Rep. Edward Markey (D-Mass.), the panel’s ranking Democrat, decried the bill as a partisan stunt. He noted the committee has already sent five drilling bills to the House floor that were “all far too extreme to pass the Senate, and not a single one has been signed into law.”
The bill approved Wednesday would mandate 28 lease sales from 2012 to 2017, an increase over the 15 that the Obama administration has planned.
The 15 lease sales in Obama’s plan are the lowest offered since that process began in 1980, according to a Congressional Research Service report released this week. However, former Presidents Clinton and George W. Bush each went through five-year periods of offering 16 lease sales.

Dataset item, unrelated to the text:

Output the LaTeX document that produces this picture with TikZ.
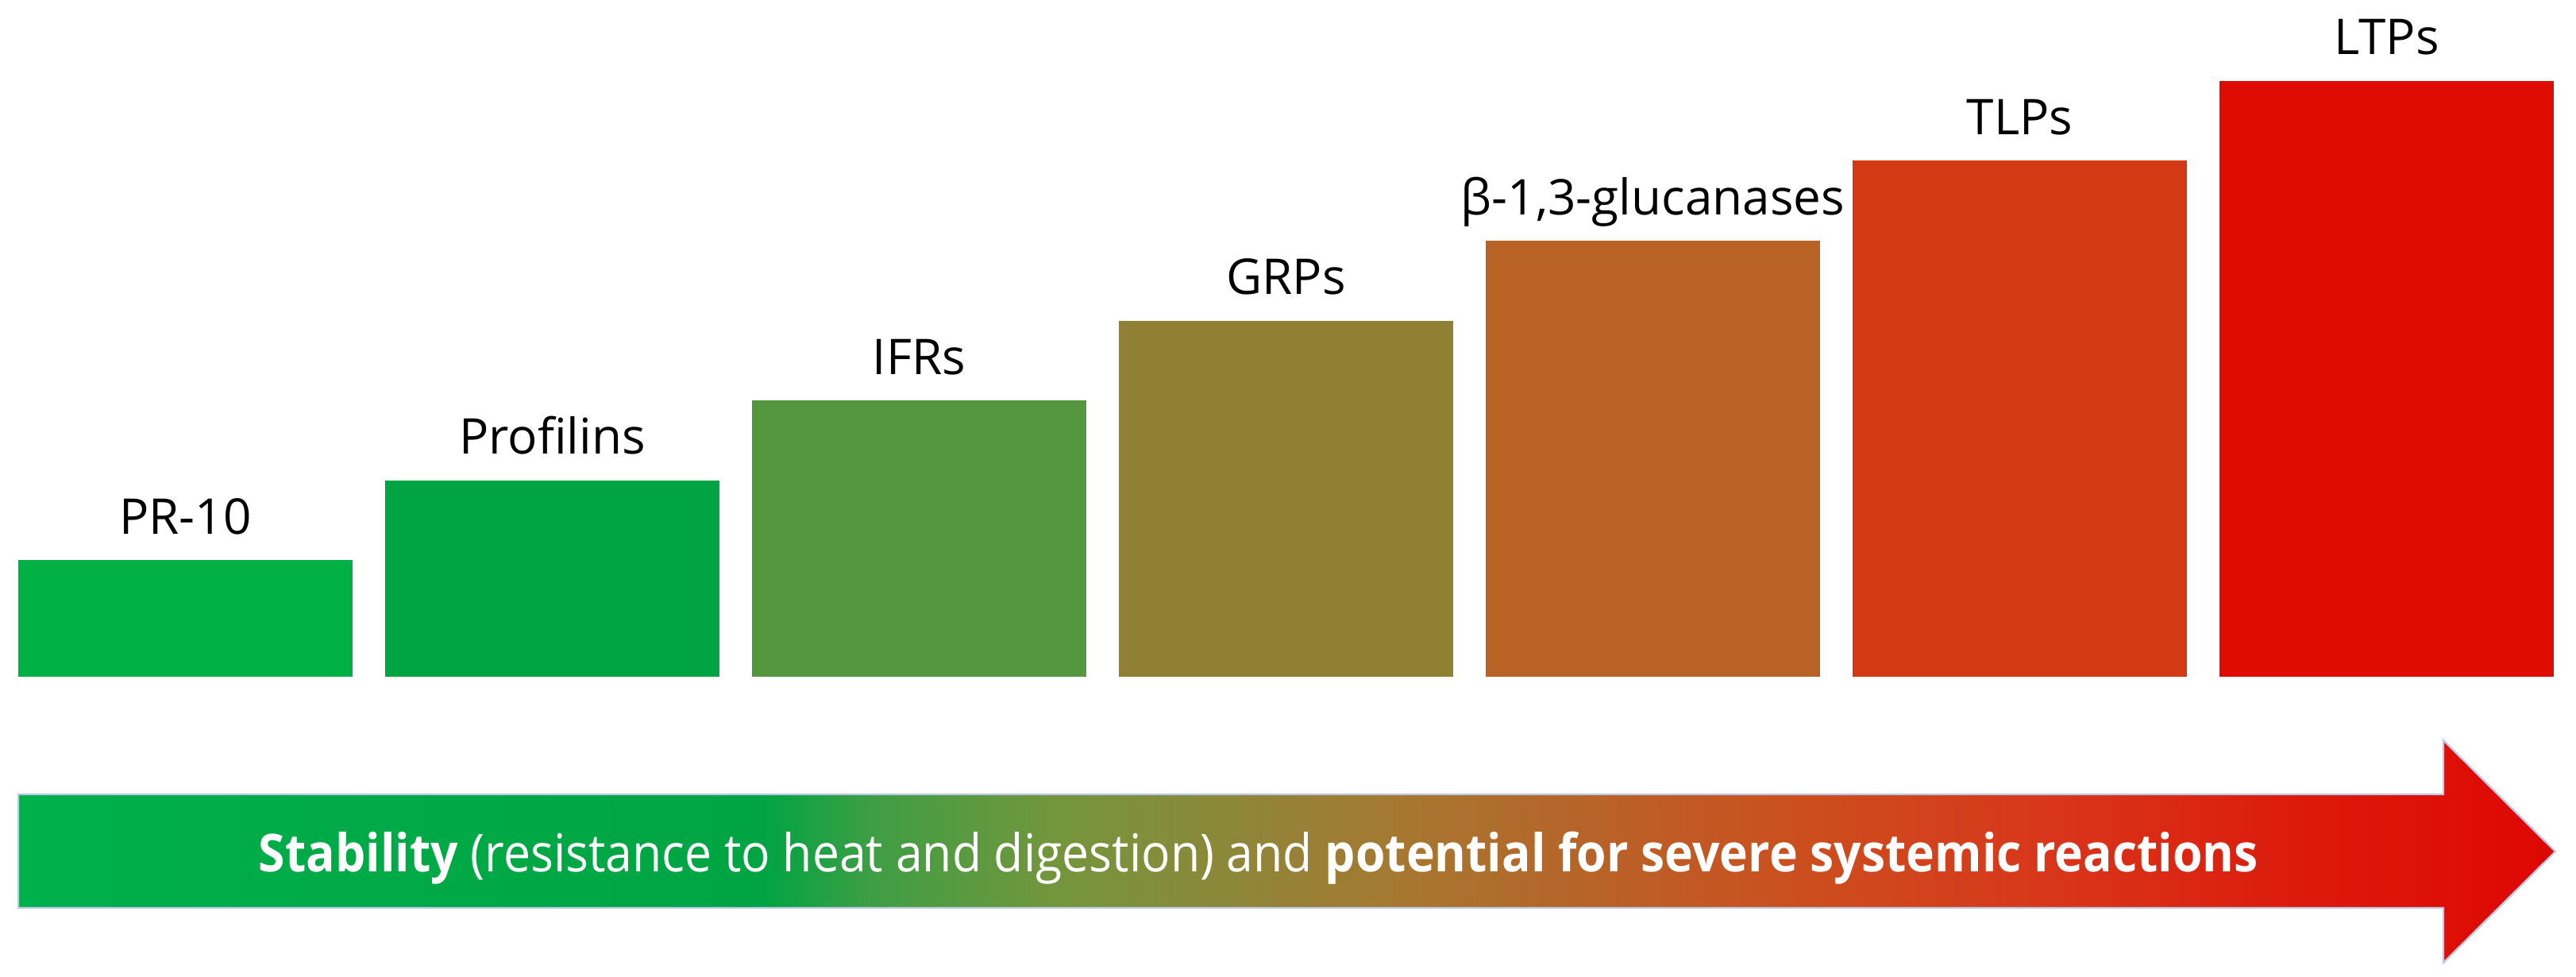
\documentclass[tikz,border=0pt]{standalone}
\usepackage{fontspec}
\setmainfont{Open Sans}
\usepackage{graphicx}
\definecolor{cA}{HTML}{00B045}
\definecolor{cB}{HTML}{00A443}
\definecolor{cC}{HTML}{55973F}
\definecolor{cD}{HTML}{908033}
\definecolor{cE}{HTML}{B86225}
\definecolor{cF}{HTML}{D33A14}
\definecolor{cG}{HTML}{DE0C03}
\definecolor{s0}{HTML}{00B04A}
\definecolor{s1}{HTML}{00A443}
\definecolor{s2}{HTML}{3E9E44}
\definecolor{s3}{HTML}{73963C}
\definecolor{s4}{HTML}{8D873A}
\definecolor{s5}{HTML}{A67830}
\definecolor{s6}{HTML}{B5662A}
\definecolor{s7}{HTML}{CC4E1E}
\definecolor{s8}{HTML}{D8361A}
\definecolor{s9}{HTML}{DC1A0C}
\definecolor{s10}{HTML}{DE0702}
\definecolor{arrowedge}{HTML}{BDCBE6}
\pgfdeclarehorizontalshading{stabshade}{100bp}{color(0bp)=(s0); color(25bp)=(s0); color(39.7bp)=(s1); color(41.8bp)=(s2); color(45.4bp)=(s3); color(48.9bp)=(s4); color(52.2bp)=(s5); color(55.4bp)=(s6); color(60.2bp)=(s7); color(65.1bp)=(s8); color(70bp)=(s9); color(75bp)=(s10); color(100bp)=(s10)}
\begin{document}
\begin{tikzpicture}[x=0.25pt,y=-0.25pt,
  bar/.style={draw=none, inner sep=0pt, outer sep=0pt, minimum width=105.25pt, anchor=south west},
  lab/.style={anchor=base, inner sep=0pt, font=\fontsize{15.5}{18}\selectfont}]
\useasboundingbox (0,0) rectangle (3244,1230);
% bars
\node[bar, fill=cA, minimum height=36.75pt]  (b1) at (23,852) {};
\node[bar, fill=cB, minimum height=61.875pt] (b2) at (485,852) {};
\node[bar, fill=cC, minimum height=87pt]     (b3) at (947,852) {};
\node[bar, fill=cD, minimum height=112.125pt](b4) at (1409,852) {};
\node[bar, fill=cE, minimum height=137.25pt] (b5) at (1871,852) {};
\node[bar, fill=cF, minimum height=162.375pt](b6) at (2333,852) {};
\node[bar, fill=cG, minimum height=187.5pt]  (b7) at (2795,852) {};
% labels
\node[lab] (t1) at ([yshift=8.25pt]b1.north) {PR-10};
\node[lab] (t2) at ([yshift=8.25pt]b2.north) {Profilins};
\node[lab] (t3) at ([yshift=8.25pt]b3.north) {IFRs};
\node[lab] (t4) at ([yshift=8.25pt]b4.north) {GRPs};
\node[lab] (t5) at ([yshift=8.25pt]b5.north) {β-1,3-glucanases};
\node[lab] (t6) at ([yshift=8.25pt]b6.north) {TLPs};
\node[lab] (t7) at ([yshift=8.25pt]b7.north) {LTPs};
% arrow
\shadedraw[shading=stabshade, draw=arrowedge, line width=0.6pt, line join=miter]
  (23,1000) -- (3077,1000) -- (3077,932) -- (3218,1072) -- (3077,1212) -- (3077,1143) -- (23,1143) -- cycle;
\node[anchor=base west, inner sep=0pt, text=white, font=\fontsize{16.45}{20}\selectfont] (cap) at (325,1097)
  {\resizebox{629.5pt}{\height}{\textbf{Stability} (resistance to heat and digestion) and \textbf{potential for severe systemic reactions}}};
\end{tikzpicture}
\end{document}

Interior Secretary Ken Salazar will sign Obama’s leasing plan as soon as it hits his desk following a 60-day congressional review, an Interior Department official told The Hill.
Republicans say that plan closes 85 percent of available offshore lands to drilling at a time when the American people are clamoring for cheaper energy.
“Presidents before him were committed to offshore energy production,” said Rep. Doug Lamborn (R-Colo.), of Obama. “If his plan is allowed to be made final, future presidents will be hamstrung.”
Rep. Paul Tonko (D-N.Y.) disputed the GOP’s figure on drilling lands, noting it is based solely on acreage. He contended that Obama’s plan still permits lease sales for 75 percent of offshore oil-and-gas resources.
Tonko accused his colleagues of doing the bidding of oil-and-gas companies, and floated an amendment requiring bidders to submit a list of campaign contributions for the five years up to the lease application date. That plan was rejected.
Salazar also hit the acreage argument Wednesday, saying the Obama plan “focuses on the areas that contain the overwhelming majority of the resources rather than simply opening areas for the sake of achieving an imaginary acreage threshold.”
Obama revised his original offshore drilling plan after the 2010 BP oil spill in the eastern Gulf of Mexico.
The Deepwater Horizon disaster colored some of the administration’s comments about the revised leasing plan it released in final form last month. Interior Department officials defended the plan with words such as “responsible” and “cautious” while noting environmental concerns in the Arctic.
Rep. John Garamendi (D-Calif.) accused Republicans of “playing politics” with the leasing bill.
“This bill would require an environmental statement that is essentially worthless,” he said.
But Republicans said drillers have learned the lessons of the Deepwater Horizon spill, and said Obama’s plans would restrict the options of states looking to revive their economies.
“We have lost the respect for the sovereignty of the states,” said Rep. Jeff Landry (R-La.). “If those states want to drill off their coast, then they should have the right to do so.”